The Palliative Care Service team in KUH. Front sitting: Laura Collins, Staff Officer Back Row: Mari O Connell, Director of Nursing; Dr Patricia Sheahan, Consultant in Palliative Medicine; Margaret Goodwin, Admin. Officer; Paula Murphy, Admin. Officer; and Eimear Hallissey Clinical Nurse Manager 3
From a patient care perspective, the benefits of electronic referrals include legibility and traceability while also requiring a minimum set of relevant information to be captured thus facilitating informed decision making. Once a referral has been submitted, the GP receives an instant acknowledgement indicating it has been successfully delivered. GPs also receive a response from the hospital within 5 days of sending the referral, outlining that it has been triaged.
Neurolink was the first electronic referral developed by Healthlink in 2007. The National Cancer Control Programme (NCCP) referrals were enabled in 2009 and the General referral form in 2013. All referrals have since been integrated into the 4 accredited GP practice systems meaning that GPs can create referrals quickly and easily from within their patient charts. At this point electronic referrals are in use in every public hospital around the country and also in the majority of private hospitals. Starting with a humble 8 electronic referrals processed through Healthlink in 2007 this figure is already in excess of 464,000 referrals in 2019. To date almost 1.3 million electronic referrals have been processed by Healthlink.

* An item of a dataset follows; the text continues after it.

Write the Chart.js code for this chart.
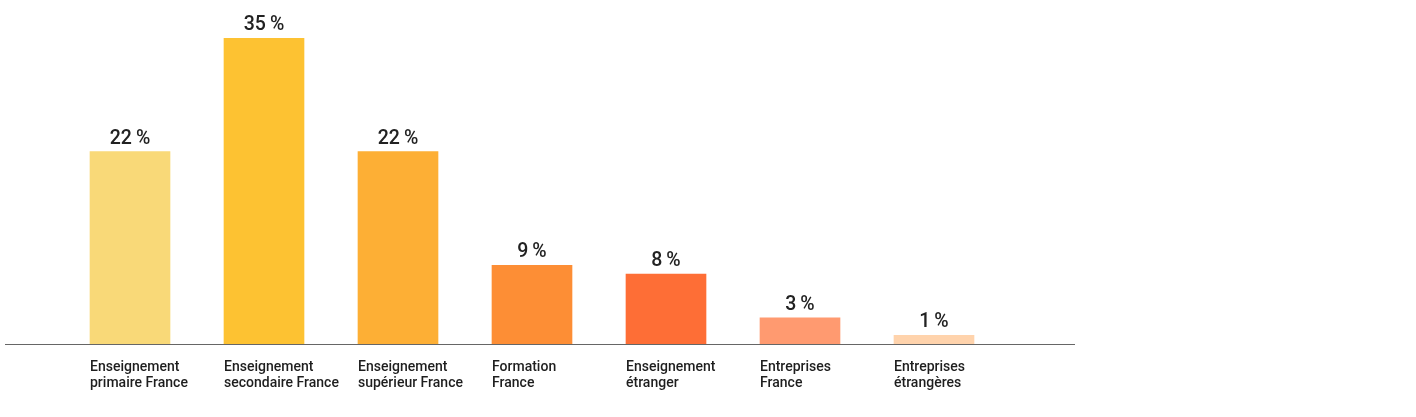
<!DOCTYPE html>
<html>
<head>
<meta charset="utf-8">
<script src="https://cdn.jsdelivr.net/npm/chart.js@4.4.1/dist/chart.umd.min.js"></script>
<style>
  html, body { margin: 0; padding: 0; background: #fff; }
  #wrap { width: 1416px; height: 417px; position: relative; }
</style>
</head>
<body>
<div id="wrap"><canvas id="chart"></canvas></div>
<script>
// categories (two lines each) and shares in %
const categories = [
  ['Enseignement', 'primaire France'],
  ['Enseignement', 'secondaire France'],
  ['Enseignement', 'supérieur France'],
  ['Formation', 'France'],
  ['Enseignement', 'étranger'],
  ['Entreprises', 'France'],
  ['Entreprises', 'étrangères']
];
const shares = [22, 35, 22, 9, 8, 3, 1];
const barColors = ['#F9D978', '#FDC232', '#FDAF35', '#FD8E35', '#FE6E36', '#FF9A70', '#FFD3AC'];

const fontFam = 'Roboto, "Open Sans", sans-serif';

// value labels above the bars
const valueLabels = {
  id: 'valueLabels',
  afterDatasetsDraw(chart) {
    const ctx = chart.ctx;
    const meta = chart.getDatasetMeta(0);
    ctx.save();
    ctx.fillStyle = '#222';
    ctx.font = '500 19.5px ' + fontFam;
    ctx.textAlign = 'center';
    ctx.textBaseline = 'bottom';
    meta.data.forEach((bar, i) => {
      ctx.fillText(shares[i] + '\u2009%', bar.x, bar.y - 3);
    });
    ctx.restore();
  }
};

// baseline running wider than the bars
const baseline = {
  id: 'baseline',
  afterDatasetsDraw(chart) {
    const ctx = chart.ctx;
    const y = chart.scales.y.getPixelForValue(0);
    ctx.save();
    ctx.strokeStyle = '#666';
    ctx.lineWidth = 1.2;
    ctx.beginPath();
    ctx.moveTo(chart.chartArea.left - 58, y + 0.5);
    ctx.lineTo(chart.chartArea.right + 74, y + 0.5);
    ctx.stroke();
    ctx.restore();
  }
};

new Chart(document.querySelector('#chart'), {
  type: 'bar',
  data: {
    labels: categories,
    datasets: [{
      data: shares,
      backgroundColor: barColors,
      barThickness: 80,
      borderWidth: 0
    }]
  },
  options: {
    responsive: true,
    maintainAspectRatio: false,
    animation: false,
    layout: { padding: { left: 63, right: 415, top: 38, bottom: 0 } },
    plugins: { legend: { display: false }, tooltip: { enabled: false } },
    scales: {
      x: {
        grid: { display: false, drawTicks: false },
        border: { display: false },
        ticks: {
          color: '#1e1e1e',
          font: { family: fontFam, size: 14, weight: '500', lineHeight: 1.15 },
          align: 'start',
          labelOffset: -40,
          padding: 15,
          maxRotation: 0,
          autoSkip: false
        },
        afterFit(scale) { scale.height = 73; }
      },
      y: {
        display: false,
        min: 0,
        max: 35
      }
    }
  },
  plugins: [valueLabels, baseline]
});
</script>
</body>
</html>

The national palliative care referral form, having being agreed upon by the national clinical lead for that discipline and approved by Irish College of General Practitioners Quality in Practice group (ICGP’s QiP), facilitated an electronic format which has been available to GPs in Kerry since July 2019.
Dr Patricia Sheahan, Consultant in Palliative Medicine, stated 'This project supports the ICT recommendations for future developments identified in the Adult Palliative Care Services Model of Care for Ireland launched in April 2019'.
Mari O'Connell DON KSPCS acknowledges the great work, time and effort involved by Eimear Hallissey and Healthlink team to introduce this new system to the KSPCS. This is a positive improvement initiative to the service.